What the K in Q4_K_M means, how I-quants (IQ...) differ, and what an importance matrix (imatrix) actually does during quantization.

GGUF quant names hide three different ideas: K-quants, I-quants, and imatrix. They are often mixed up, so here is what each one is.

Legacy quants

The oldest GGUF quants — Q4_0, Q4_1, Q8_0 — store weights in simple fixed-size blocks with one scale per block. They still work and Q8_0 is a fine near-lossless option, but for 4–6 bit work they have been largely superseded.

K-quants

K-quants are the _K names: Q3_K, Q4_K, Q5_K, Q6_K, each with a size class S, M, or L (small/medium/large). Instead of one uniform block scheme, they spend more bits on the tensors that matter most and fewer elsewhere, so they hold quality better per bit than the legacy quants. These are the mainstream default — Q4_K_M is the workhorse.

I-quants

I-quants are the IQ names: IQ2_XXS, IQ3_XS, IQ4_XS, and friends. They use a more sophisticated, codebook/lookup-style encoding that squeezes noticeably more quality out of very low bit-rates (the 2–3 bit range) than any K-quant can. The trade-off: their dequantization is more complex, so on some hardware — CPUs and older GPUs especially — they can decode a bit slower than a comparable K-quant. If you need to run something that barely fits, I-quants are how you get there without falling off a quality cliff.

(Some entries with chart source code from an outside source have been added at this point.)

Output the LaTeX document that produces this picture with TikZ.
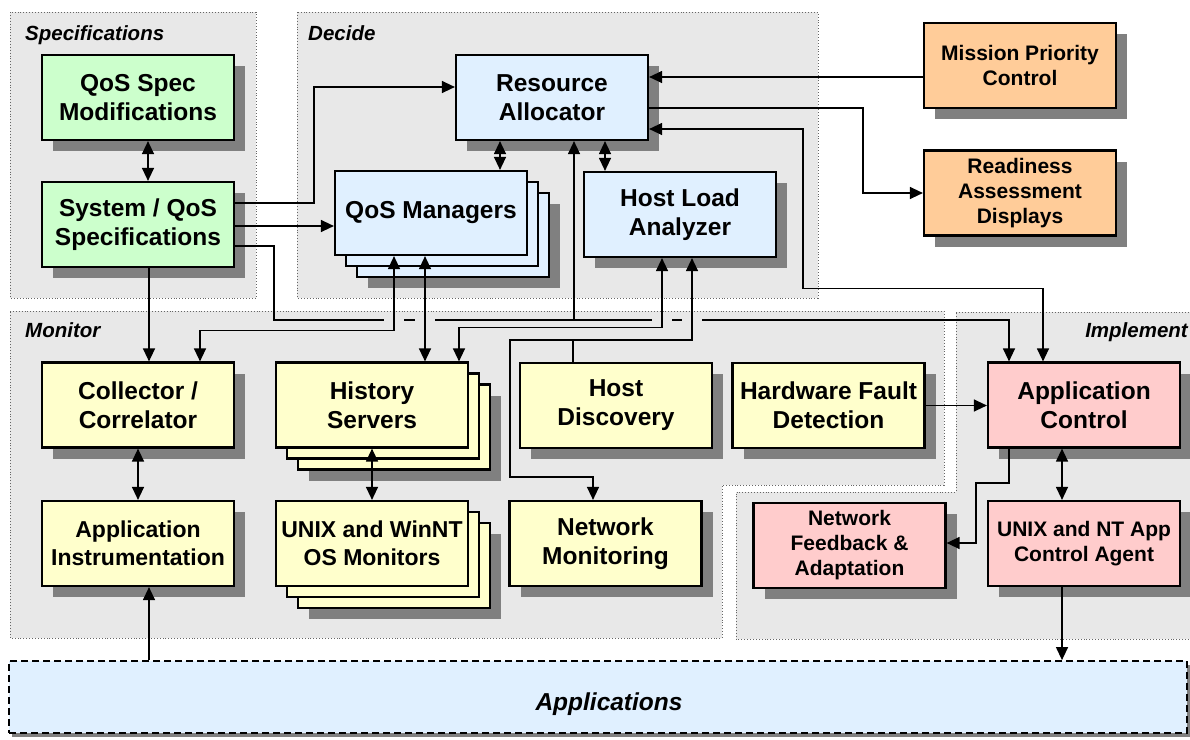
\documentclass[tikz,border=0pt]{standalone}
\usepackage{fontspec}
\setmainfont{Liberation Sans}
\usetikzlibrary{arrows.meta,shadows}

\definecolor{specgreen}{HTML}{CCFFCC}
\definecolor{decideblue}{HTML}{E0F0FF}
\definecolor{missionorange}{HTML}{FFCC99}
\definecolor{monitoryellow}{HTML}{FFFFCC}
\definecolor{implpink}{HTML}{FFCCCC}
\definecolor{panelgray}{HTML}{E8E8E8}
\definecolor{shadowgray}{HTML}{808080}

\newcommand{\nodebig}{\fontsize{24.5}{29}\selectfont\bfseries}
\newcommand{\nodemid}{\fontsize{23}{27.5}\selectfont\bfseries}
\newcommand{\nodesmall}{\fontsize{21}{25}\selectfont\bfseries}
\newcommand{\panellabel}{\fontsize{20.5}{24}\selectfont\bfseries\itshape}

\begin{document}
\begin{tikzpicture}[x=1pt,y=-1pt,
  panel/.style={fill=panelgray, draw=black!60, dotted, line width=0.9pt},
  basebox/.style={draw, line width=2.2pt, fill=#1, minimum width=192pt,
    minimum height=85pt, align=center, inner sep=1pt, font=\nodebig},
  box/.style={basebox=#1,
    general shadow={fill=shadowgray, shadow xshift=11pt, shadow yshift=-11pt}},
  stackbox/.style={basebox=#1,
    general shadow={fill=shadowgray, shadow xshift=33pt, shadow yshift=-33pt},
    general shadow={draw, fill=#1, shadow xshift=22pt, shadow yshift=-22pt},
    general shadow={draw, fill=#1, shadow xshift=11pt, shadow yshift=-11pt}},
  ln/.style={line width=1.3pt},
  arr/.style={ln, -{Triangle[length=13pt,width=12pt]}},
  dbl/.style={ln, {Triangle[length=13pt,width=12pt]}-{Triangle[length=13pt,width=12pt]}}]
\useasboundingbox (0,0) rectangle (1190,739);

% Panels
\draw[panel] (10,12) rectangle (256,298);
\draw[panel] (297,12) rectangle (818,298);
\draw[panel] (10,311) -- (944,311) -- (944,485) -- (722,485) -- (722,638) -- (10,638) -- cycle;
\draw[panel] (956,312) -- (1196,312) -- (1196,639) -- (736,639) -- (736,492) -- (956,492) -- cycle;
\node[anchor=base west, inner sep=0pt, font=\panellabel] (lspec) at (25,40) {Specifications};
\node[anchor=base west, inner sep=0pt, font=\panellabel] (ldecide) at (308,40) {Decide};
\node[anchor=base west, inner sep=0pt, font=\panellabel] (lmonitor) at (25,337) {Monitor};
\node[anchor=base east, inner sep=0pt, font=\panellabel] (limpl) at (1188,337) {Implement};

% Specifications (green)
\node[box=specgreen] (qsm) at (138,97.5) {QoS Spec\\Modifications};
\node[box=specgreen] (sqs) at (138,224.5) {System / QoS\\Specifications};

% Decide (blue)
\node[box=decideblue] (ra) at (552,97.5) {Resource\\Allocator};
\node[stackbox=decideblue, minimum height=84pt] (qm) at (431,213) {QoS Managers};
\node[box=decideblue] (hla) at (680,214.5) {Host Load\\Analyzer};

% Mission side (orange)
\node[box=missionorange, font=\nodesmall] (mpc) at (1020,65.5) {Mission Priority\\Control};
\node[box=missionorange, font=\nodesmall] (rad) at (1020,193) {Readiness\\Assessment\\Displays};

% Monitor (yellow)
\node[box=monitoryellow] (cc) at (138,405) {Collector /\\Correlator};
\node[box=monitoryellow, font=\nodemid] (ai) at (138,543.5) {Application\\Instrumentation};
\node[stackbox=monitoryellow] (hs) at (372,405) {History\\Servers};
\node[stackbox=monitoryellow, font=\nodemid] (osm) at (372,543.5) {UNIX and WinNT\\OS Monitors};
\node[box=monitoryellow] (hd) at (616,405.5) {Host\\Discovery};
\node[box=monitoryellow] (hfd) at (828.5,405.5) {Hardware Fault\\Detection};
\node[box=monitoryellow] (nm) at (605.5,543.5) {Network\\Monitoring};

% Implement (pink)
\node[box=implpink] (ac) at (1084,405) {Application\\Control};
\node[box=implpink, font=\nodesmall] (nfa) at (849.5,545.5) {Network\\Feedback \&\\Adaptation};
\node[box=implpink, font=\nodesmall] (agent) at (1084,543.5) {UNIX and NT App\\Control Agent};

% Applications
\node[draw, dashed, dash pattern=on 7pt off 4pt, line width=1.8pt, fill=decideblue,
  minimum width=1178pt, minimum height=72pt, font=\fontsize{24.5}{29}\selectfont\bfseries\itshape,
  general shadow={fill=shadowgray, shadow xshift=3pt, shadow yshift=-4pt}] (apps) at (598,697)
  {\raisebox{-7pt}[\height][\depth]{\hspace*{22pt}Applications}};

% Specification links
\draw[dbl] ([xshift=10pt]qsm.south) -- ([xshift=10pt]sqs.north);
\draw[arr] ([yshift=21.5pt]sqs.east) -- ++(79,0) |- ([yshift=10.5pt]ra.west);
\draw[arr] ([yshift=-1.5pt]sqs.east) -- ([yshift=-1.5pt]sqs.east -| qm.west);
\draw[arr] ([xshift=11pt]sqs.south) -- ([xshift=11pt]cc.north);

% Bus to allocator and application control (jumps over crossings)
\coordinate (bus) at (274,320);
\foreach \n/\x in {j1/384,j2/404,j3/415,j4/435,j5/652,j6/672,j7/682,j8/702}
  \coordinate (\n) at (\x,320);
\draw[ln] ([yshift=-21.5pt]sqs.east) -| (bus) -- (j1) (j2) -- (j3) (j4) -- (j5) (j6) -- (j7);
\draw[arr] (j8) -| ([xshift=-75pt]ac.north);
\draw[arr] ([xshift=22pt]ra.south |- bus) -- ([xshift=22pt]ra.south);

% Decide links
\draw[dbl] ([xshift=-52pt]ra.south) -- ([xshift=-52pt]ra.south |- qm.north);
\draw[dbl] ([xshift=53pt]ra.south) -- ([xshift=53pt]ra.south |- hla.north);
\draw[arr] ([yshift=-11.5pt]mpc.west) -- ([yshift=-11.5pt]mpc.west -| ra.east);
\draw[arr] ([yshift=-10.5pt]ra.east) -- ++(214,0) |- (rad.west);
\draw[dbl] ([yshift=-31.5pt]ra.east) -- ++(154,0) |- ([xshift=-41pt,yshift=73pt]ac.north) -- ([xshift=-41pt]ac.north);

% Monitor links
\draw[dbl] ([xshift=-37pt]qm.south) |- ([xshift=62pt,yshift=31pt]cc.north) -- ([xshift=62pt]cc.north);
\draw[dbl] ([xshift=-6pt]qm.south) -- ([xshift=-6pt]qm.south |- hs.north);
\draw[dbl] ([xshift=-18pt]hla.south) |- ([xshift=87pt,yshift=34pt]hs.north) -- ([xshift=87pt]hs.north);
\coordinate (nmturn) at (510,340);
\draw[dbl] ([xshift=12pt]hla.south) |- (nmturn) |- ([xshift=-12.5pt,yshift=23pt]nm.north) -- ([xshift=-12.5pt]nm.north);
\draw[ln] ([xshift=-43pt]hd.north) -- ([xshift=-43pt]hd.north |- nmturn);
\draw[dbl] (cc.south) -- (ai.north);
\draw[dbl] (hs.south) -- (osm.north);
\draw[arr] ([xshift=11pt]ai.south |- apps.north) -- ([xshift=11pt]ai.south);

% Implement links
\draw[arr] (hfd.east) -- (hfd.east -| ac.west);
\coordinate (nfturn) at (976,483);
\draw[arr] ([xshift=-75pt]ac.south) |- (nfturn) |- ([yshift=2.5pt]nfa.east);
\draw[dbl] ([xshift=-22pt]ac.south) -- ([xshift=-22pt]agent.north);
\draw[arr] ([xshift=-22pt]agent.south) -- ([xshift=-22pt]agent.south |- apps.north);
\end{tikzpicture}
\end{document}
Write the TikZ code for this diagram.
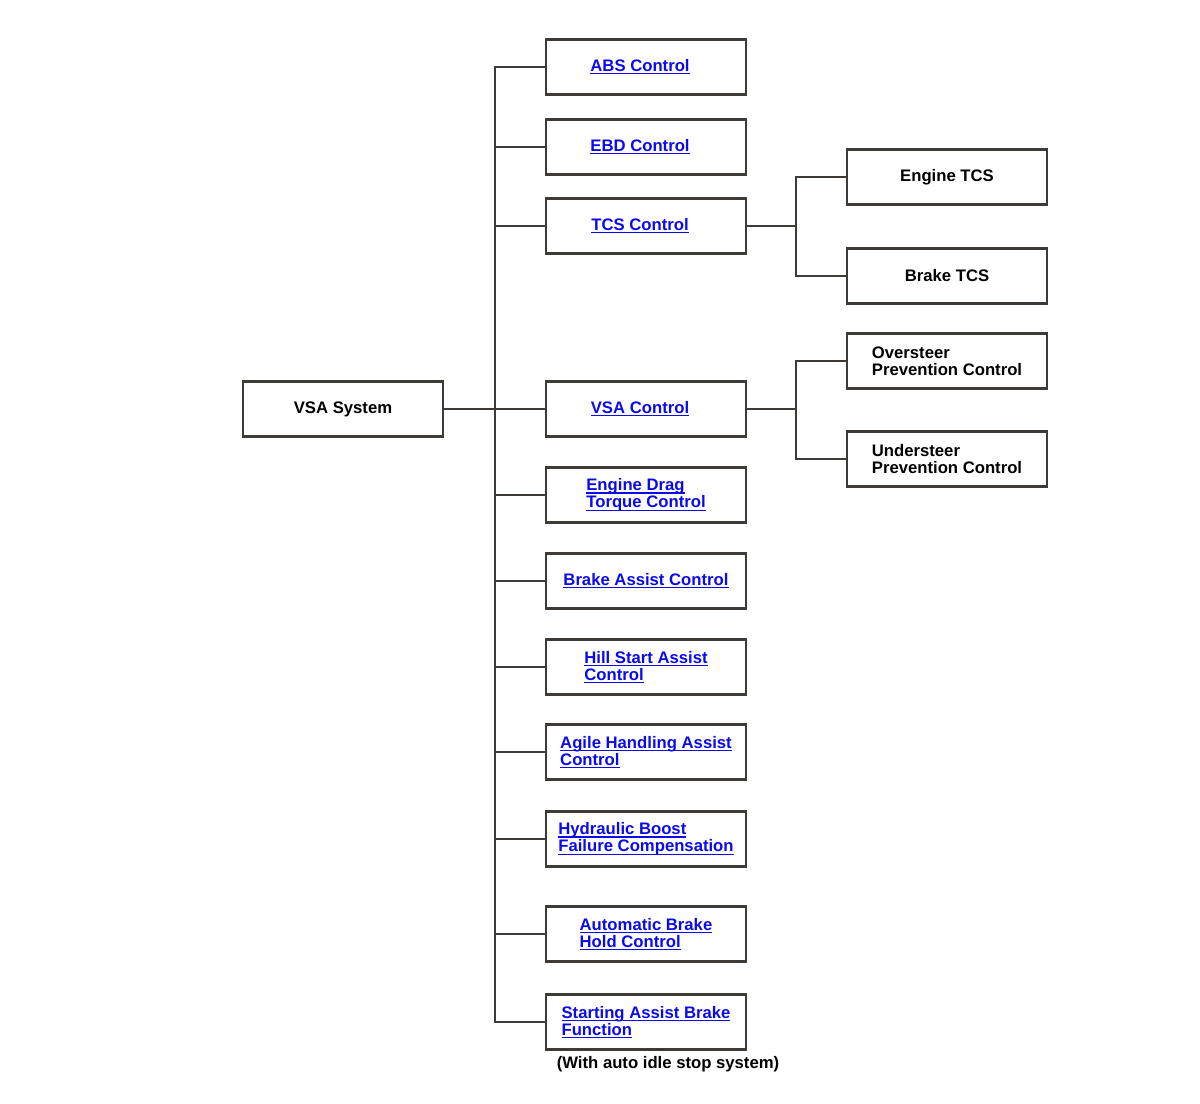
\documentclass[tikz,border=0pt]{standalone}
\usepackage{fontspec}
\setmainfont{Liberation Sans}
\definecolor{linkblue}{RGB}{10,10,235}
\definecolor{boxline}{RGB}{62,58,56}
\newcommand\lk[1]{\leavevmode\setbox0\hbox{#1}\rlap{\rule[-1.6pt]{\wd0}{0.6pt}}\box0}
\begin{document}
\begin{tikzpicture}[x=0.02cm,y=-0.02cm]
        \tikzset{
            fnbox/.style={draw=boxline,line width=1.3pt,minimum width=4cm,minimum height=1.1cm,inner sep=0pt,
                font=\fontsize{9.5pt}{9.8pt}\selectfont\bfseries,align=left},
            linkbox/.style={fnbox,text=linkblue},
            wire/.style={draw=boxline,line width=1.1pt},
        }
        \useasboundingbox (0,0) rectangle (1200,1103);

        \node[fnbox] (sys) at(343,409) {VSA System};

        \node[linkbox] (abs) at(646,67) {\lk{ABS Control}\hspace{0.24cm}};
        \node[linkbox] (ebd) at(646,147) {\lk{EBD Control}\hspace{0.24cm}};
        \node[linkbox] (tcs) at(646,226) {\lk{TCS Control}\hspace{0.24cm}};
        \node[linkbox] (vsa) at(646,409) {\lk{VSA Control}\hspace{0.24cm}};
        \node[linkbox] (edtc) at(646,495) {\lk{Engine Drag}\\\lk{Torque Control}\hspace{0.1cm}};
        \node[linkbox] (bac) at(646,581) {\lk{Brake Assist Control}};
        \node[linkbox] (hsa) at(646,667) {\lk{Hill Start Assist}\\\lk{Control}};
        \node[linkbox] (aha) at(646,752) {\lk{Agile Handling Assist}\\\lk{Control}};
        \node[linkbox] (hbfc) at(646,839) {\lk{Hydraulic Boost}\\\lk{Failure Compensation}\hspace{0.08cm}};
        \node[linkbox] (abh) at(646,934) {\lk{Automatic Brake}\\\lk{Hold Control}};
        \node[linkbox] (sab) at(646,1022) {\lk{Starting Assist Brake}\\\lk{Function}};
        \node[font=\fontsize{9.5pt}{9.8pt}\selectfont\bfseries] (note) at(668,1064) {(With auto idle stop system)};

        \node[fnbox] (etcs) at(947,177) {Engine TCS};
        \node[fnbox] (btcs) at(947,276) {Brake TCS};
        \node[fnbox] (osp) at(947,361) {Oversteer\\Prevention Control};
        \node[fnbox] (usp) at(947,459) {Understeer\\Prevention Control};

        \coordinate (trunk) at(495,0);
        \coordinate (fork) at(796,0);

        \draw[wire] (sys) -- (vsa);
        \draw[wire] (abs.west) -| (trunk |- sab.west) -- (sab.west);
        \foreach \n in {ebd,tcs,edtc,bac,hsa,aha,hbfc,abh}
            \draw[wire] (\n.west) -- (trunk |- \n.west);

        \draw[wire] (etcs.west) -| (fork |- btcs.west) -- (btcs.west);
        \draw[wire] (tcs.east) -- (fork |- tcs.east);
        \draw[wire] (osp.west) -| (fork |- usp.west) -- (usp.west);
        \draw[wire] (vsa.east) -- (fork |- vsa.east);
    \end{tikzpicture}
\end{document}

imatrix (importance matrix)

An imatrix is not a format — it is a calibration file. It is produced by running sample text through the model and recording which weights are activated most, i.e. which ones are "important". During quantization, that map is used to allocate precision more intelligently.

Key points:

  • It is applied at build time; it does not change the file format, the file size, or how you run the model.
  • It helps most at low bit-rates, and I-quants in particular are usually built with an imatrix.
  • A quant built with a good imatrix generally reads better than the same level built without one — but the calibration data matters, so it is not magic.